I’m a big Battlestar Galactica fan. I’ve watched most episodes several times to understand the story’s complex arcs, but always had some unanswered questions. The producers and writers clearly wanted to challenge the audience, and succeeded.

Despite my passion for BSG, my expectation for the recent first episode of the prequel, Caprica, was fairly low. The initial reviews were lukewarm so I figured it wouldn’t live up to the BSG series and might confuse me. I was wrong. It was great.

Since watching it, I’ve been thinking about the value of the backstory to bloggers, speakers and solo professional and creative practitioners.

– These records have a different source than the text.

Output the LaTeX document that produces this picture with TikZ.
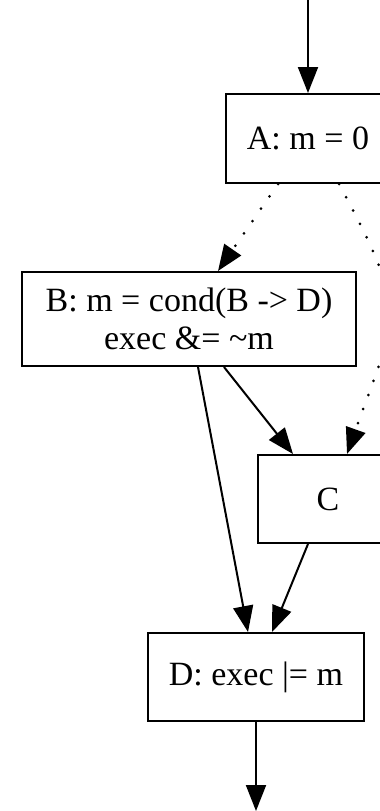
\documentclass[tikz,border=0pt]{standalone}
\usepackage{fontspec}
\setmainfont{Liberation Serif}
\usetikzlibrary{arrows.meta,calc}
\begin{document}
\begin{tikzpicture}[x=1pt,y=1pt,
  box/.style={draw, line width=2pt, rectangle, inner sep=0pt,
    font=\fontsize{34}{38}\selectfont, align=center},
  edge/.style={line width=2pt, -{Triangle[length=26pt,width=20pt]}},
  dotedge/.style={edge, line width=3pt, line cap=round, dash pattern=on 0pt off 15pt}]
\useasboundingbox (0,0) rectangle (380,-811);
\clip (0,0) rectangle (380,-811);
\node[box, minimum width=164pt, minimum height=89pt] (A) at (308,-138.5) {A: m = 0};
\node[box, minimum width=334pt, minimum height=94pt] (B) at (189,-319) {B: m = cond(B -> D)\\exec \&= \textasciitilde m};
\node[box, minimum width=140pt, minimum height=88pt] (C) at (328,-499) {C};
\node[box, minimum width=216pt, minimum height=88pt] (D) at (256,-677) {D: exec |= m};
\coordinate (top) at (308,0);
\coordinate (bot) at (256,-811);
\draw[edge] (top) -- (A.north);
\draw[dotedge] ($(A.south)+(-30,0)$) -- ($(B.north)+(29,0)$);
\draw[dotedge] ($(A.south)+(31,0)$) .. controls +(-61.7:150) and +(70.4:150) .. ($(C.north)+(19,0)$);
\draw[edge] ($(B.south)+(35,0)$) -- ($(C.north)+(-35,0)$);
\draw[edge] ($(B.south)+(9,0)$) -- ($(D.north)+(-8,0)$);
\draw[edge] ($(C.south)+(-20,0)$) -- ($(D.north)+(16,0)$);
\draw[edge] (D.south) -- (bot);
\end{tikzpicture}
\end{document}
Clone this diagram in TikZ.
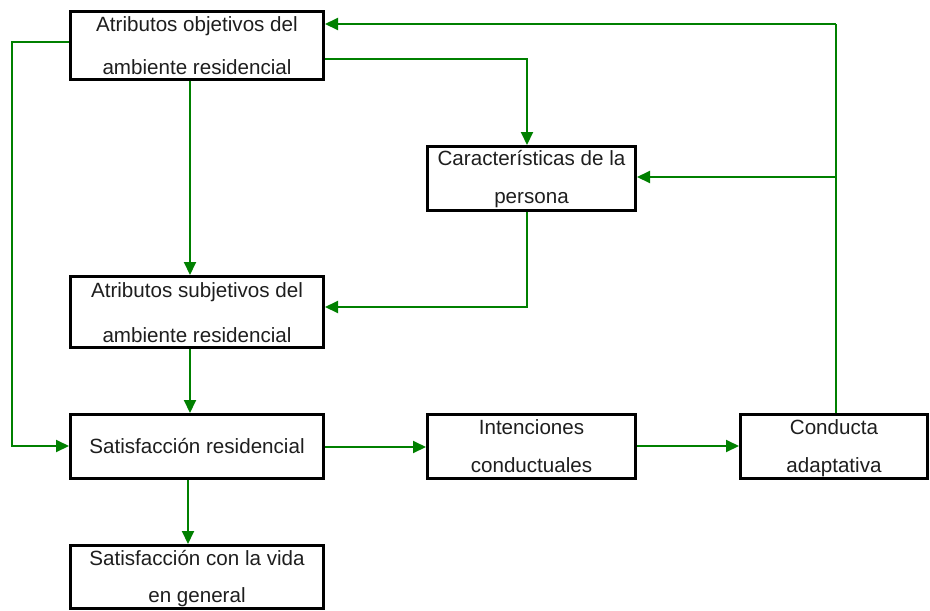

You know how the prequel is usually done in business. The writer or speaker either begins with, or interjects some version of “now let me tell you a little bit about myself”. Its a literal and linear approach, although sometimes effectively interjecting anecdote and humor as it explains. The Ron Moore (BSG and Caprica Executive Producer) approach is much more interesting. It doesn’t explain, it unfolds. The audience has to be more attentive in order to connect the slender threads between past and present. So its a compelling and inclusive user experience and not a boring account.

Your backstory can be woven through your content. Its your personal myth: defining moments, experiences, insights, synchronicity, dreams, joy, metaphor, suffering and learning that you made happen or let happen and that changed you. Your readers, viewers and listeners won’t be bored, and they won’t be confused about what they really most want to know: who are you?